Difficulties in funding aside, people like Abby Jaramillo, the youthful director of San Francisco nonprofit Urban Sprouts, will gladly explain why it’s important to find a way to sustain such programs. When Jaramillo and her team took over the Excelsior Garden, shared by the June Jordan School for Equity and Excelsior Middle School, she said she was "up to her armpits in fennel."
But the overgrown herbs weren’t the only sign of disrepair. "It was a struggling middle school desperately in need of something that would make the students have a stake," she said. Describing the community’s "food environment," a term of art in nutrition education, she listed liquor store fare and junk food as the most prevalent options. Five years and six new school gardens later, Jaramillo thinks school administrators and teachers are genuinely on board with Urban Sprouts, whose mission is to serve low-income youth in San Francisco. "When the kids come outside; they are leaders, teaching each other how to plant," she says. "We need to make the garden a core, that will remain here and make a difference."
Whether that happens depends on whether garden education becomes institutionalized, not just a supplemental benefit reliant on the assiduousness of leaders like Jaramillo and Feiner. "My dream," Jaramillo says, "is that it would be like gym." That is to say, an expected feature of the precollege landscape. I asked her if there were models for this kind of integration. She, and everyone else I spoke with, pointed to the Edible Schoolyard, the celebrated collaboration between local-food pioneer Alice Waters and Martin Luther King Jr. Middle School in Berkeley. At the Schoolyard, a beneficiary of the Chez Panisse foundation, the perpetual cycle of seasons meshes with the academic year as rising eighth graders ceremonially plant corn for incoming sixth graders to harvest in the fall, suggesting a garden practice that is truly rooted in the school experience.
According to the San Francisco Unified School District, out of 104 K-12 school sites in the city, 36 maintain "green schoolyards," with 45 new gardens planned over the next four years. Statewide, $10.8 million from Sacramento was awarded in the form of California Instructional School Garden Program grants in October. It’s not nearly enough to fulfill the California Department of Education’s stated goal of "a garden in every school." But as Jordan students prepare to sow enough lettuce to provide the entire school with a lunch salad for one day, Jaramillo is hopeful that showing even a small percentage of kids where food comes from will have a lasting effect, with lessons about healthy eating rippling out through them to their families and into the community.
With the infrastructure of garden education still in its founding stages, assessing its efficacy poses a conundrum. The kind of life-changing transformations that green schoolyard proponents hope for might not be apparent in the short term, while slashed budgets threaten to endanger the longevity of even the most lovingly planted plots.
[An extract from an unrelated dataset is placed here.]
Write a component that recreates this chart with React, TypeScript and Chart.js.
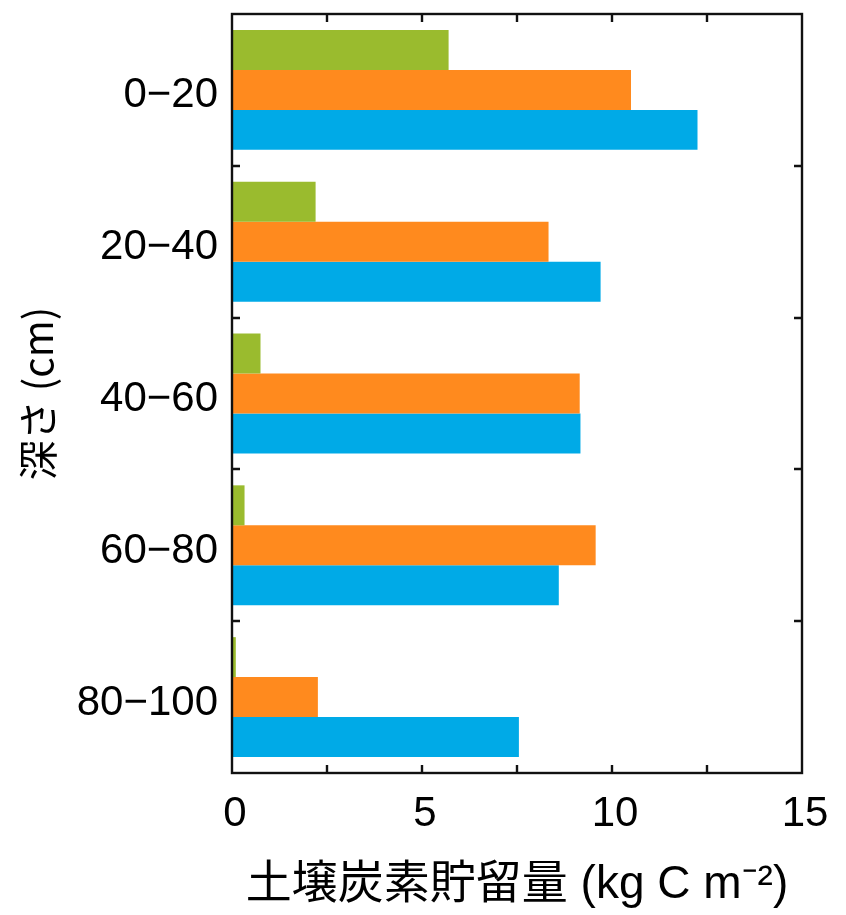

Still, educators like Harris aren’t daunted by the relative nonstandardization of their field. She’s seen the results first-hand like the student at a Hayward school barbecue who traded a Butterfinger for a second helping of grilled zucchini. After our interview, as Harris left the grocery store where she’ll teach her class to distinguish between processed and fresh food, a Ruus student in pigtails greeted her excitedly. "Miss Rachel!" she cried, throwing her head back with a wide grin. "I like garden!"